Sunday, January 22, 2012

Why We Struggle in Relationships- Part 3- Fear of Abandonment


Children rely on their parents for basic needs such as, food, clothing, and shelter.   They also rely on them to feel emotionally safe.  When parents are unable to work through their own issues, are overburdened, or lack support from others, they may not be capable of providing that emotional safety.  They, themselves, may feel emotionally ‘unsafe’.  In reaction to this, a child may avoid upsetting the parent because this would create feelings of overwhelm in the parent, and, consequently, an angry response.
Children believe, when someone is angry with them, that the person stops loving them.  The child senses that the other person is emotionally unavailable.  Children see things in a very black/white way- good/bad, love/hate, right/wrong.  It is unlikely that a child would be able to say to him/herself- “My mom/dad can be angry with me and still love me”.  In the midst of a parent’s anger, the child feels hated in that moment and without that love, the child sees him/herself as helpless, alone, and essentially, abandoned.
A parent can help the child to feel emotionally safe through words and actions.  It is important to reinforce love for the child in that moment/situation by separating the behavior from the person- ‘I don’t like what you did, but I love you’. It is also important to establish consequences by giving the child something to do, a task or chore, that will create resolution and ‘make up for’ an unwanted behavior.  This creates a sense of empowerment for the child and a way to move on from the incident in a healthy way without resentment or self-criticism.
For some of us, conflicts, disagreements, crises never reached a point of resolution and our parent remained angry/disappointed, leaving us with the message that we were the cause of their unhappiness.

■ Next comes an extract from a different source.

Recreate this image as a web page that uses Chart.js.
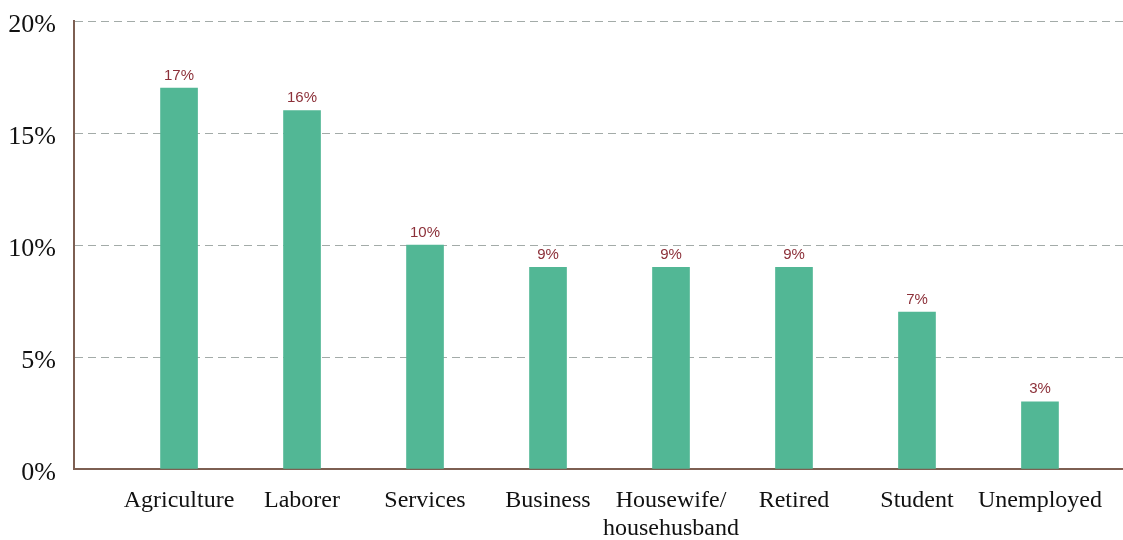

This, in turn, may have left us feeling ‘abandoned’.
As adults we may then:
  • Engage in people-pleasing behaviors
  • Develop a fear of abandonment
  • Deny our own needs in order to make others happy
  • Overreact to disagreements/conflicts in relationships
  • Criticize ourselves harshly
May we use the knowledge and insights gained from this blog to get unstuck in our relationships and bring fulfillment to our lives.